Goal: The line containing "import pandas as pd" marks the end: extract everything from the first line of the data through that line, exactly, with no pictures.

Records shown:
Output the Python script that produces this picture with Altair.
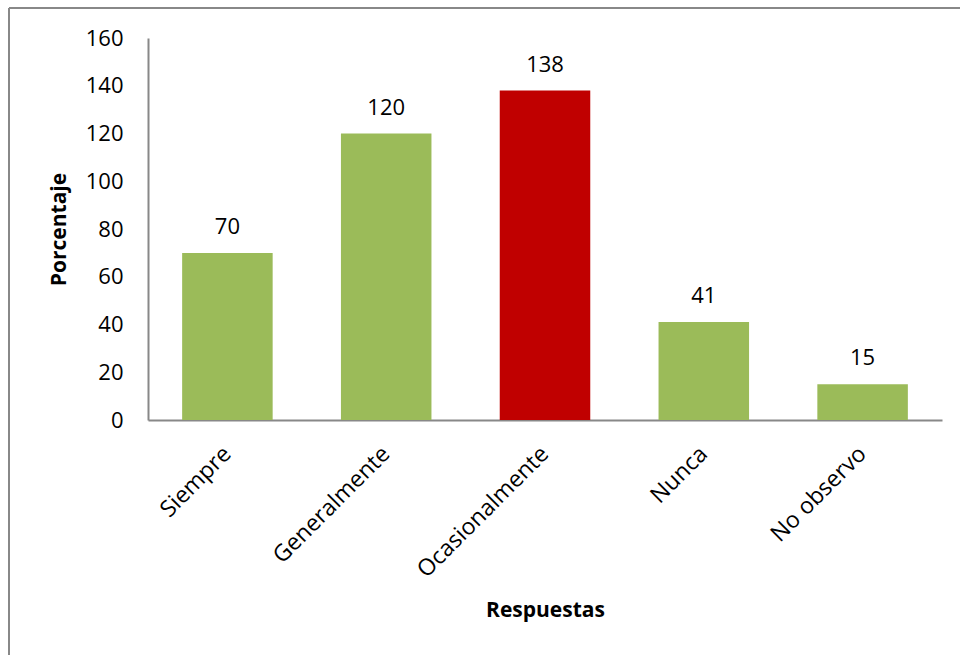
import altair as alt
import pandas as pd

categorias = ["Siempre", "Generalmente", "Ocasionalmente", "Nunca", "No observo"]
valores = [70, 120, 138, 41, 15]
colores = ["#9BBB59", "#9BBB59", "#C00000", "#9BBB59", "#9BBB59"]

df = pd.DataFrame({"Respuestas": categorias, "Porcentaje": valores})

FONT = "Open Sans"

x_enc = alt.X(
    "Respuestas:N",
    sort=categorias,
    scale=alt.Scale(paddingInner=0.43, paddingOuter=0.215),
    axis=alt.Axis(
        title="Respuestas",
        labelAngle=-45,
        labelAlign="right",
        labelBaseline="middle",
        labelPadding=30,
        labelFontSize=23,
        ticks=False,
        tickSize=0,
        titleX=397,
        titleY=196,
        titleAlign="center",
        titleBaseline="alphabetic",
    ),
)
y_enc = alt.Y(
    "Porcentaje:Q",
    scale=alt.Scale(domain=[0, 160], nice=False),
    axis=alt.Axis(
        title="Porcentaje",
        values=[0, 20, 40, 60, 80, 100, 120, 140, 160],
        labelPadding=25,
        ticks=False,
        tickSize=0,
        grid=False,
        titleAngle=-90,
        titleX=-89,
        titleY=191,
        titleAlign="center",
        titleBaseline="middle",
    ),
)

bars = alt.Chart(df).mark_bar().encode(
    x=x_enc,
    y=y_enc,
    color=alt.Color(
        "Respuestas:N",
        scale=alt.Scale(domain=categorias, range=colores),
        legend=None,
    ),
)

labels = alt.Chart(df).mark_text(
    baseline="alphabetic", dy=-19, fontSize=22, font=FONT, color="#000000"
).encode(
    x=alt.X("Respuestas:N", sort=categorias),
    y="Porcentaje:Q",
    text="Porcentaje:Q",
)

borde = pd.DataFrame({"k": [0]})
borde_izq = alt.Chart(borde).mark_rule(color="#888888", strokeWidth=2).encode(
    x=alt.value(-139), y=alt.value(-30), y2=alt.value(700)
)
borde_sup = alt.Chart(borde).mark_rule(color="#888888", strokeWidth=2).encode(
    y=alt.value(-30), x=alt.value(-139), x2=alt.value(900)
)

chart = (
    alt.layer(bars, labels, borde_izq, borde_sup)
    .properties(
        width=794,
        height=382,
        background="white",
        autosize=alt.AutoSizeParams(type="none"),
        padding={"left": 148, "top": 38, "right": 18, "bottom": 235},
    )
    .configure_view(stroke=None)
    .configure_axis(
        domainColor="#888888",
        domainWidth=2,
        labelFont=FONT,
        labelFontSize=22,
        labelColor="#000000",
        titleFont=FONT,
        titleFontSize=21,
        titleFontWeight="bold",
        titleColor="#000000",
        grid=False,
    )
)

chart.save("out.html", embed_options={"renderer": "svg", "actions": False})
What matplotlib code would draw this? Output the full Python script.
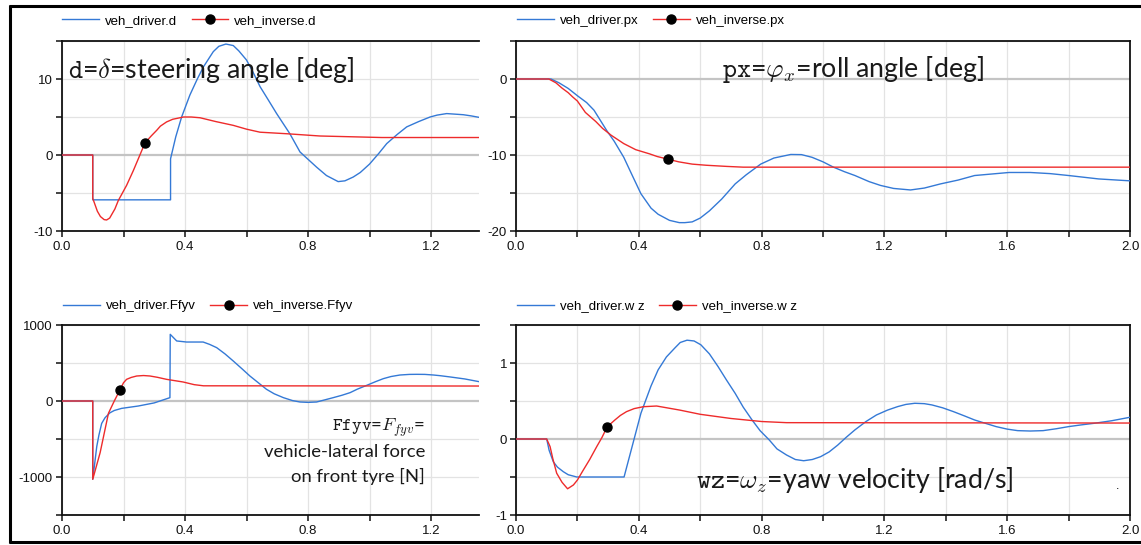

Solution for this problem:
Output the Python script that produces this picture with Altair.
import altair as alt
import pandas as pd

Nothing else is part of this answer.